Short exercise
Extract from the entries below, exactly as given, only the lines from the line containing "Write the Plotly code for this chart." to the line containing "y_ticks = [0, 100, 200, 300, 400, 500, 600]", both lines included.
-- start Extracted records --
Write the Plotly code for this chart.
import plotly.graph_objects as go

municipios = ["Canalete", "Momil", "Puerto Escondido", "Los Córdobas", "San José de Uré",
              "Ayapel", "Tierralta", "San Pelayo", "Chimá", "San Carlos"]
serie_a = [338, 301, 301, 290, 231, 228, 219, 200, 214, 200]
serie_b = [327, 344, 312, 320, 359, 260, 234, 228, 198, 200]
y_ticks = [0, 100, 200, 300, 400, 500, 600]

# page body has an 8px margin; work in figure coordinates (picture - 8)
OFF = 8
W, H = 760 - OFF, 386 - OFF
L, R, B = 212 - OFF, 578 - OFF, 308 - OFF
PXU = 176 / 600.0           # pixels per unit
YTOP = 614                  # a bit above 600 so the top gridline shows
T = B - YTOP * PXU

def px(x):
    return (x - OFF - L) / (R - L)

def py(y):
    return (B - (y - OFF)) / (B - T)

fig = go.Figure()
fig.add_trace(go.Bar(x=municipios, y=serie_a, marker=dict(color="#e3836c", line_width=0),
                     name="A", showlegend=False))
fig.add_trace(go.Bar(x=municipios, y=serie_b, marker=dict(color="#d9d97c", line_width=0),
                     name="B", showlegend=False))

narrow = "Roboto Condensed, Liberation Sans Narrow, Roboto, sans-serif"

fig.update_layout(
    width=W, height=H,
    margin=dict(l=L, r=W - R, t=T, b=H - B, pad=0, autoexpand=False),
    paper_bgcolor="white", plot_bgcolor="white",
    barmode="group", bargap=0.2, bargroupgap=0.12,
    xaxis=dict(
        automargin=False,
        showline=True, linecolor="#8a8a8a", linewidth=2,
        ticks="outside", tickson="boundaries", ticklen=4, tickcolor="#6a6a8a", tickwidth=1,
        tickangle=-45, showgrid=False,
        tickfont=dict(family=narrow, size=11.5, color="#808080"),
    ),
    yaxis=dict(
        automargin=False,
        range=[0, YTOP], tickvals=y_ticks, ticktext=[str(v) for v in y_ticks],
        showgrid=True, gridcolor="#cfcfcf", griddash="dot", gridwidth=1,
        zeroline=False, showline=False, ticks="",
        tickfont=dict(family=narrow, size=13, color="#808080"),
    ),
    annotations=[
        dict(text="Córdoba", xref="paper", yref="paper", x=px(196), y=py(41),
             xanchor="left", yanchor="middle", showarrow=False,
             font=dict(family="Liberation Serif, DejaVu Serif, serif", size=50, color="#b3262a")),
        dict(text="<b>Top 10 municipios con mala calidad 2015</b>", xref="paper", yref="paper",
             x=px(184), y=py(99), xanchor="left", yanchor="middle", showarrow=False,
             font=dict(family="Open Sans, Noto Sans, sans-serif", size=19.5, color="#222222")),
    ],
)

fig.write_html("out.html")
-- end Extracted records --
-- start Extracted records --
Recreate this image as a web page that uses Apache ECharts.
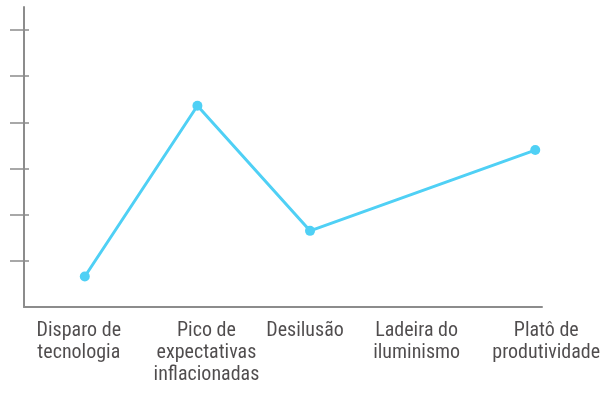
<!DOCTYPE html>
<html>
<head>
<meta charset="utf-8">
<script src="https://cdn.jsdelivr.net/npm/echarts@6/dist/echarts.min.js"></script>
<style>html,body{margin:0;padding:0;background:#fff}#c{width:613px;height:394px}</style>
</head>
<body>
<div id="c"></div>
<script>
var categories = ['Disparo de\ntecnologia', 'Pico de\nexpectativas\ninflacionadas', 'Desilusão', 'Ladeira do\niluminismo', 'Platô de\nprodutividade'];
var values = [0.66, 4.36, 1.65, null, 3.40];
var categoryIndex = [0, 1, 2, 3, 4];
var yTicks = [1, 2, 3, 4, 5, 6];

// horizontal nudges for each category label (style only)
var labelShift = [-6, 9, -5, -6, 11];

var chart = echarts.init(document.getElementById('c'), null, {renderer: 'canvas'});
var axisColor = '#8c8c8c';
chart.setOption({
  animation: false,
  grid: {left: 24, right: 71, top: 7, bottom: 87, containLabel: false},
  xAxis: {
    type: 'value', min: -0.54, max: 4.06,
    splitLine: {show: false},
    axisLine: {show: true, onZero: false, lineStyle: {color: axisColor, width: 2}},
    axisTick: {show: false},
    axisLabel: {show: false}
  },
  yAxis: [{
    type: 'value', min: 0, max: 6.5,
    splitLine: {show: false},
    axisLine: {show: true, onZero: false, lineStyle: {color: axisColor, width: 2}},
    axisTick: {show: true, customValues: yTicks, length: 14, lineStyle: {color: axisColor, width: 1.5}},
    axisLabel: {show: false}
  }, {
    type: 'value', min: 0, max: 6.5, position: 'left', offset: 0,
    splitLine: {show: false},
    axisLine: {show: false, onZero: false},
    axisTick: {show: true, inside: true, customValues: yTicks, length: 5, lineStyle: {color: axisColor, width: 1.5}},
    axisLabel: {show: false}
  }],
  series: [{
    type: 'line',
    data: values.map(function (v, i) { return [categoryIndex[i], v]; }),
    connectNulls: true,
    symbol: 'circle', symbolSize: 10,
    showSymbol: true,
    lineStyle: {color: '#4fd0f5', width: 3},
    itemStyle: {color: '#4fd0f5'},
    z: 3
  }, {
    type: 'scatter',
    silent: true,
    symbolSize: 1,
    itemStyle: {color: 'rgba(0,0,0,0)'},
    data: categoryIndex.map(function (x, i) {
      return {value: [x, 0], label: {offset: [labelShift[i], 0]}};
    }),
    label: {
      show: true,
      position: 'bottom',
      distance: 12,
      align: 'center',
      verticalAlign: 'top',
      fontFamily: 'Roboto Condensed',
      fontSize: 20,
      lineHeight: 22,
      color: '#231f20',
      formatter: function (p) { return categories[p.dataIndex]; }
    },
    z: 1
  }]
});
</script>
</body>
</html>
-- end Extracted records --
Result below
Write the Plotly code for this chart.
import plotly.graph_objects as go

municipios = ["Canalete", "Momil", "Puerto Escondido", "Los Córdobas", "San José de Uré",
              "Ayapel", "Tierralta", "San Pelayo", "Chimá", "San Carlos"]
serie_a = [338, 301, 301, 290, 231, 228, 219, 200, 214, 200]
serie_b = [327, 344, 312, 320, 359, 260, 234, 228, 198, 200]
y_ticks = [0, 100, 200, 300, 400, 500, 600]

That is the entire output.